Zulip Chat Archive
Stream: new members
Topic: Stuck in algebra proof
Alex Gu (Apr 04 2025 at 21:59):
Hi,
I am trying to formalize this problem and solution but am a bit stuck on lemma3 and lemma5. Could anyone please give me some helpful pointers? Thanks!
import Mathlib
theorem problem1 (a b c d : ℝ)
(h1 : a * b * c - d = 1)
(h2 : b * c * d - a = 2)
(h3 : c * d * a - b = 3)
(h4 : d * a * b - c = -6) : a + b + c + d ≠ 0 := by
intro h
have lemma1 : a*b*c + b*c*d + c*d*a + d*a*b = 0 := by
linarith
have lemma2 : a*b*c*d ≠ 0 := by
intro h_contra
have wlog_d : d = 0 := by
-- WLOG
sorry
have abc_0 : a = 0 ∨ b = 0 ∨ c = 0 := by
rw [wlog_d] at lemma1
simp at lemma1
exact or_assoc.mp lemma1
have wlog_a : a = 0 := by
-- WLOG
sorry
rw [wlog_a, wlog_d] at h1
simp at h1
have lemma3: 1/a + 1/b + 1/c + 1/d = 0 := by
-- divide lemma1 by lemma2
sorry
have lemma4: 1/a + 1/b + 1/c = 1/(a+b+c) := by
have h' : d = -(a+b+c) := by
linarith
rw [h'] at lemma3
linarith
have lemma5: (a+b)*(b+c)*(c+a)=0 := by
-- expand lemma4 to show equivalence
sorry
have lemma6: False := by
have a_plus_b_zero : a + b = 0 := by
-- WLOG
sorry
have b_neg : b = -a := by
linarith
rw [b_neg] at h2
rw [b_neg] at h3
simp at h2
simp at h3
have h_contra : 0 = 5 := by
linarith
linarith
exact lemma6
Luke P (Apr 05 2025 at 11:59):
Have you looked at using the following lemmas?
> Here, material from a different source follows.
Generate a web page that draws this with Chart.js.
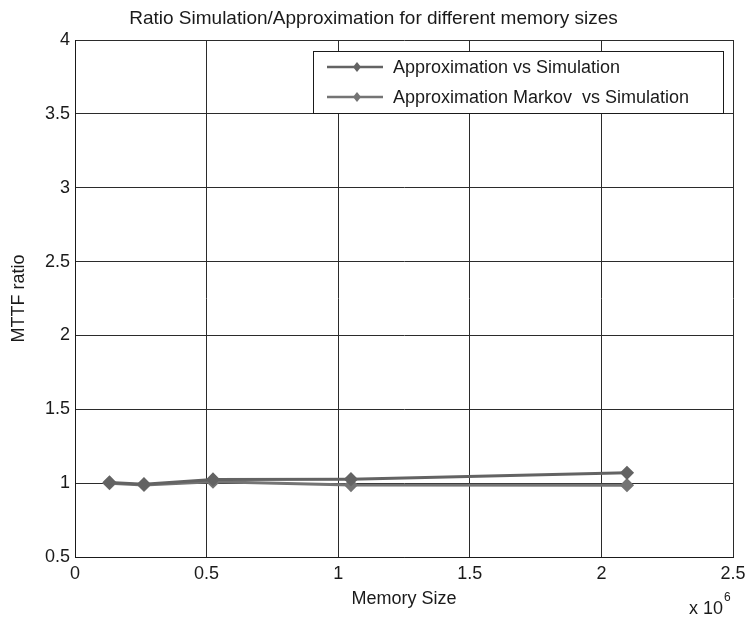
<!DOCTYPE html>
<html>
<head>
<meta charset="utf-8">
<script src="https://cdn.jsdelivr.net/npm/chart.js@4/dist/chart.umd.min.js"></script>
<style>
  html, body { margin: 0; padding: 0; background: #ffffff; }
  #ratio_chart_wrap { width: 747px; height: 622px; }
</style>
</head>
<body>
<div id="ratio_chart_wrap"><canvas id="ratio_chart"></canvas></div>
<script>
const memory_size_array      = [131072, 262144, 524288, 1048576, 2097152]
const approx_vs_sim_array    = [1.005, 0.993, 1.025, 1.027, 1.07]
const markov_vs_sim_array    = [1.0, 0.988, 1.01, 0.987, 0.986]
const series_label_array     = ['Approximation vs Simulation', 'Approximation Markov  vs Simulation']
const x_tick_array           = [0, 0.5, 1, 1.5, 2, 2.5]
const y_tick_array           = [0.5, 1, 1.5, 2, 2.5, 3, 3.5, 4]

const font_family = "'Liberation Sans', Arial, Helvetica, sans-serif"
const line_color_1 = '#636363'
const line_color_2 = '#747474'

function to_points(y_array){
  return memory_size_array.map((x, i) => ({x: x, y: y_array[i]}))
}

// legend box inside the axes, top right (matlab style)
const inside_legend = {
  id: 'inside_legend',
  afterDraw(chart){
    const ctx = chart.ctx
    const colors = [line_color_1, line_color_2]
    ctx.save()
    ctx.fillStyle = '#ffffff'
    ctx.fillRect(313, 51, 410, 62)
    ctx.strokeStyle = '#1a1a1a'
    ctx.lineWidth = 1
    ctx.strokeRect(313.5, 51.5, 410, 62)
    ctx.font = '18px ' + font_family
    ctx.textBaseline = 'middle'
    series_label_array.forEach((label, i) => {
      const y = 67 + i * 30
      ctx.strokeStyle = colors[i]
      ctx.lineWidth = 2.5
      ctx.beginPath()
      ctx.moveTo(327, y)
      ctx.lineTo(383, y)
      ctx.stroke()
      ctx.fillStyle = colors[i]
      ctx.beginPath()
      ctx.moveTo(357, y - 5)
      ctx.lineTo(361, y)
      ctx.lineTo(357, y + 5)
      ctx.lineTo(353, y)
      ctx.closePath()
      ctx.fill()
      ctx.fillStyle = '#1a1a1a'
      ctx.fillText(label, 393, y + 1)
    })
    // exponent label under the x axis
    ctx.fillStyle = '#1a1a1a'
    ctx.font = '18px ' + font_family
    ctx.textAlign = 'right'
    ctx.fillText('x 10', 723, 609)
    ctx.textAlign = 'left'
    ctx.font = '12px ' + font_family
    ctx.fillText('6', 724, 598)
    ctx.restore()
  }
}

const ctx = document.getElementById('ratio_chart').getContext('2d')

const chart = new Chart(ctx, {
  type: 'line',
  data: {
    datasets: [
      {
        label: series_label_array[0],
        data: to_points(approx_vs_sim_array),
        borderColor: line_color_1,
        backgroundColor: line_color_1,
        borderWidth: 3,
        pointStyle: 'rectRot',
        pointRadius: 5,
        tension: 0
      },
      {
        label: series_label_array[1],
        data: to_points(markov_vs_sim_array),
        borderColor: line_color_2,
        backgroundColor: line_color_2,
        borderWidth: 3,
        pointStyle: 'rectRot',
        pointRadius: 5,
        tension: 0
      }]
  },
  plugins: [inside_legend],
  options: {
    responsive: true,
    maintainAspectRatio: false,
    animation: false,
    layout: {
      padding: {top: 0, right: 0, bottom: 0, left: 0}
    },
    plugins: {
      legend: {display: false},
      tooltip: {enabled: false},
      title: {
        display: true,
        text: 'Ratio Simulation/Approximation for different memory sizes',
        color: '#1a1a1a',
        font: {family: font_family, size: 19, weight: 'normal'},
        padding: {top: 7, bottom: 10.2}
      }
    },
    scales: {
      x: {
        type: 'linear',
        min: 0,
        max: 2500000,
        afterBuildTicks: (scale) => {
          scale.ticks = x_tick_array.map(v => ({value: v * 1e6}))
        },
        afterFit: (scale) => {
          scale.height = 65
          scale.paddingRight = 14
        },
        ticks: {
          callback: (value) => String(value / 1e6),
          color: '#1a1a1a',
          font: {family: font_family, size: 18},
          padding: 6,
          maxRotation: 0
        },
        grid: {color: '#2b2b2b', lineWidth: 1, drawTicks: false},
        border: {color: '#1a1a1a', width: 1},
        title: {
          display: true,
          text: 'Memory Size',
          color: '#1a1a1a',
          font: {family: font_family, size: 18},
          padding: {top: 0, bottom: 12}
        }
      },
      y: {
        min: 0.5,
        max: 4,
        afterBuildTicks: (scale) => {
          scale.ticks = y_tick_array.map(v => ({value: v}))
        },
        afterFit: (scale) => { scale.width = 75 },
        ticks: {
          callback: (value) => String(value),
          color: '#1a1a1a',
          font: {family: font_family, size: 18},
          padding: 5
        },
        grid: {color: '#2b2b2b', lineWidth: 1, drawTicks: false},
        border: {color: '#1a1a1a', width: 1},
        title: {
          display: true,
          text: 'MTTF ratio',
          color: '#1a1a1a',
          font: {family: font_family, size: 18},
          padding: {top: 8, bottom: 0}
        }
      }
    }
  }
});
</script>
</body>
</html>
one_div_add_one_div, div_add_div
I have done a proof for your lemma3 and it seems as though you can use those lemmas along with the cancel_denoms, field_simp, simp_all, ring_nf and linarith tactics.
have : a ≠ 0 ∧ b ≠ 0 ∧ c ≠ 0 ∧ d ≠ 0 := by simp_all [lemma2] -- show they are non-zero
have lemma3: 1/a + 1/b + 1/c + 1/d = 0 := by
-- divide lemma1 by lemma2
rw [add_assoc, one_div_add_one_div, one_div_add_one_div, div_add_div] -- doing the maniuplation to the addition of the four fractions
cancel_denoms -- canceling the denominators
simp_all -- simplification
ring_nf -- rearrangement
linarith -- dealing with some cases
field_simp
repeat simp_all [this] -- closing all of the subgoals
Then having a little look at a proof for lemma5 it seems as though it'll go along the same lines as the one for lemma3.
Ilmārs Cīrulis (Apr 05 2025 at 15:35):
My try...
import Mathlib
theorem problem1 (a b c d : ℝ)
(h1 : a * b * c - d = 1)
(h2 : b * c * d - a = 2)
(h3 : c * d * a - b = 3)
(h4 : d * a * b - c = -6) : a + b + c + d ≠ 0 := by
intro h
have lemma1 : a*b*c + b*c*d + c*d*a + d*a*b = 0 := by
linarith
have lemma2a : a ≠ 0 := by sorry
have lemma2b : b ≠ 0 := by sorry
have lemma2c : c ≠ 0 := by sorry
have lemma2d : d ≠ 0 := by sorry
have lemma3: 1/a + 1/b + 1/c + 1/d = 0 := by
field_simp; linarith
have lemma4: 1/a + 1/b + 1/c = 1/(a+b+c) := by
have h' : d = -(a+b+c) := by linarith
rw [h'] at lemma3
linarith
have lemma5: (a+b)*(b+c)*(c+a)=0 := by
have aux: a + b + c ≠ 0 := by
intro H; rw [H] at h; simp at h; tauto
field_simp at lemma4; linarith
sorry
Last updated: May 02 2025 at 03:31 UTC